INFORMATION SHOWN:
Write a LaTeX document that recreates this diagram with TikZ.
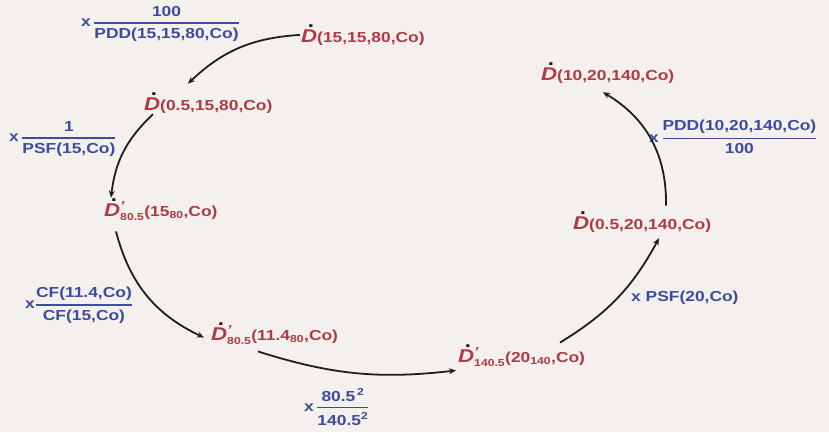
\documentclass[tikz,border=0pt]{standalone}
\usepackage{amsmath}
\usepackage{fontspec}
\setmainfont[FakeStretch=1.2]{Liberation Sans}
\usepackage{tikz}
\usetikzlibrary{arrows.meta}
\definecolor{paper}{HTML}{F3F0ED}
\definecolor{doser}{HTML}{B03A45}
\definecolor{factb}{HTML}{3D4C9C}
\definecolor{ink}{HTML}{1E1E1E}
\newcommand{\Dd}{{\fontsize{18.5}{20}\selectfont\makebox[0pt][l]{\hspace{0.36em}\raisebox{0.78em}{\color{black!75!doser}.}}\textit{D}}}
\newcommand{\Dp}[1]{\Dd${}^{\text{\fontsize{13}{13}\selectfont\itshape '}}_{\text{#1}}$}
\newcommand{\fr}[2]{$\genfrac{}{}{1.4pt}{0}{\text{#1}}{\text{#2}}$}

\begin{document}
\begin{tikzpicture}[x=1pt, y=-1pt,
  rate/.style={font=\bfseries\fontsize{14.5}{16}\selectfont, text=doser, inner sep=1pt, anchor=base west},
  fac/.style={font=\bfseries\fontsize{14.5}{16}\selectfont, text=factb, inner sep=1pt, anchor=west},
  arr/.style={-{Stealth[length=7pt,width=6pt]}, ink, line width=1.8pt}]
  \fill[paper] (0,0) rectangle (829,432);
  \useasboundingbox (0,0) rectangle (829,432);
  % dose rates around the cycle
  \node[rate] (ref)   at (300,42)  {\Dd(15,15,80,Co)};
  \node[rate] (max)   at (143,110) {\Dd(0.5,15,80,Co)};
  \node[rate] (sc)    at (103,216) {\Dp{80.5}(15\textsubscript{80},Co)};
  \node[rate] (fld)   at (210,340) {\Dp{80.5}(11.4\textsubscript{80},Co)};
  \node[rate] (dist)  at (457,362) {\Dp{140.5}(20\textsubscript{140},Co)};
  \node[rate] (maxb)  at (572,229) {\Dd(0.5,20,140,Co)};
  \node[rate] (pt)    at (540,80)  {\Dd(10,20,140,Co)};
  % factors
  \node[fac] (fpdd)  at (80,24)   {x\,\fr{100}{PDD(15,15,80,Co)}};
  \node[fac] (fpsf)  at (8,139)   {x\,\fr{1}{PSF(15,Co)}};
  \node[fac] (fcf)   at (24,305)  {x\fr{CF(11.4,Co)}{CF(15,Co)}};
  \node[fac] (fisq)  at (303,407) {x\,$\genfrac{}{}{1.4pt}{0}{\text{80.5}^{\,\text{2}}}{\text{140.5}^{\text{2}}}$};
  \node[fac] (fpsfb) at (630,298) {x PSF(20,Co)};
  \node[fac] (fpddb) at (648,137) {x\,\fr{PDD(10,20,140,Co)}{100}};
  \draw[arr] (ref.west) to[bend right=20] ([xshift=45pt,yshift=8pt]max.north west);
  \draw[arr] ([xshift=10pt]max.south west) to[bend right=20] ([xshift=8pt]sc.north west);
  \draw[arr] ([xshift=13pt,yshift=-10pt]sc.south west) to[bend right=25] ([xshift=-6pt,yshift=-4pt]fld.west);
  \draw[arr] ([xshift=48pt,yshift=-6pt]fld.south west) to[bend right=12] ([xshift=-1pt,yshift=-3pt]dist.south west);
  \draw[arr] ([xshift=103pt,yshift=1pt]dist.north west) to[bend right=15] ([xshift=87pt,yshift=-5pt]maxb.south west);
  \draw[arr] ([xshift=94pt,yshift=5pt]maxb.north west) to[bend right=30] ([xshift=63pt,yshift=-8pt]pt.south west);
\end{tikzpicture}
\end{document}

TASK INSTRUCTIONS:
Write out the full listing verbatim, excluding its pictures.

IN RESPONSE:
Write a LaTeX document that recreates this diagram with TikZ.
\documentclass[tikz,border=0pt]{standalone}
\usepackage{amsmath}
\usepackage{fontspec}
\setmainfont[FakeStretch=1.2]{Liberation Sans}
\usepackage{tikz}
\usetikzlibrary{arrows.meta}
\definecolor{paper}{HTML}{F3F0ED}
\definecolor{doser}{HTML}{B03A45}
\definecolor{factb}{HTML}{3D4C9C}
\definecolor{ink}{HTML}{1E1E1E}
\newcommand{\Dd}{{\fontsize{18.5}{20}\selectfont\makebox[0pt][l]{\hspace{0.36em}\raisebox{0.78em}{\color{black!75!doser}.}}\textit{D}}}
\newcommand{\Dp}[1]{\Dd${}^{\text{\fontsize{13}{13}\selectfont\itshape '}}_{\text{#1}}$}
\newcommand{\fr}[2]{$\genfrac{}{}{1.4pt}{0}{\text{#1}}{\text{#2}}$}

\begin{document}
\begin{tikzpicture}[x=1pt, y=-1pt,
  rate/.style={font=\bfseries\fontsize{14.5}{16}\selectfont, text=doser, inner sep=1pt, anchor=base west},
  fac/.style={font=\bfseries\fontsize{14.5}{16}\selectfont, text=factb, inner sep=1pt, anchor=west},
  arr/.style={-{Stealth[length=7pt,width=6pt]}, ink, line width=1.8pt}]
  \fill[paper] (0,0) rectangle (829,432);
  \useasboundingbox (0,0) rectangle (829,432);
  % dose rates around the cycle
  \node[rate] (ref)   at (300,42)  {\Dd(15,15,80,Co)};
  \node[rate] (max)   at (143,110) {\Dd(0.5,15,80,Co)};
  \node[rate] (sc)    at (103,216) {\Dp{80.5}(15\textsubscript{80},Co)};
  \node[rate] (fld)   at (210,340) {\Dp{80.5}(11.4\textsubscript{80},Co)};
  \node[rate] (dist)  at (457,362) {\Dp{140.5}(20\textsubscript{140},Co)};
  \node[rate] (maxb)  at (572,229) {\Dd(0.5,20,140,Co)};
  \node[rate] (pt)    at (540,80)  {\Dd(10,20,140,Co)};
  % factors
  \node[fac] (fpdd)  at (80,24)   {x\,\fr{100}{PDD(15,15,80,Co)}};
  \node[fac] (fpsf)  at (8,139)   {x\,\fr{1}{PSF(15,Co)}};
  \node[fac] (fcf)   at (24,305)  {x\fr{CF(11.4,Co)}{CF(15,Co)}};
  \node[fac] (fisq)  at (303,407) {x\,$\genfrac{}{}{1.4pt}{0}{\text{80.5}^{\,\text{2}}}{\text{140.5}^{\text{2}}}$};
  \node[fac] (fpsfb) at (630,298) {x PSF(20,Co)};
  \node[fac] (fpddb) at (648,137) {x\,\fr{PDD(10,20,140,Co)}{100}};
  \draw[arr] (ref.west) to[bend right=20] ([xshift=45pt,yshift=8pt]max.north west);
  \draw[arr] ([xshift=10pt]max.south west) to[bend right=20] ([xshift=8pt]sc.north west);
  \draw[arr] ([xshift=13pt,yshift=-10pt]sc.south west) to[bend right=25] ([xshift=-6pt,yshift=-4pt]fld.west);
  \draw[arr] ([xshift=48pt,yshift=-6pt]fld.south west) to[bend right=12] ([xshift=-1pt,yshift=-3pt]dist.south west);
  \draw[arr] ([xshift=103pt,yshift=1pt]dist.north west) to[bend right=15] ([xshift=87pt,yshift=-5pt]maxb.south west);
  \draw[arr] ([xshift=94pt,yshift=5pt]maxb.north west) to[bend right=30] ([xshift=63pt,yshift=-8pt]pt.south west);
\end{tikzpicture}
\end{document}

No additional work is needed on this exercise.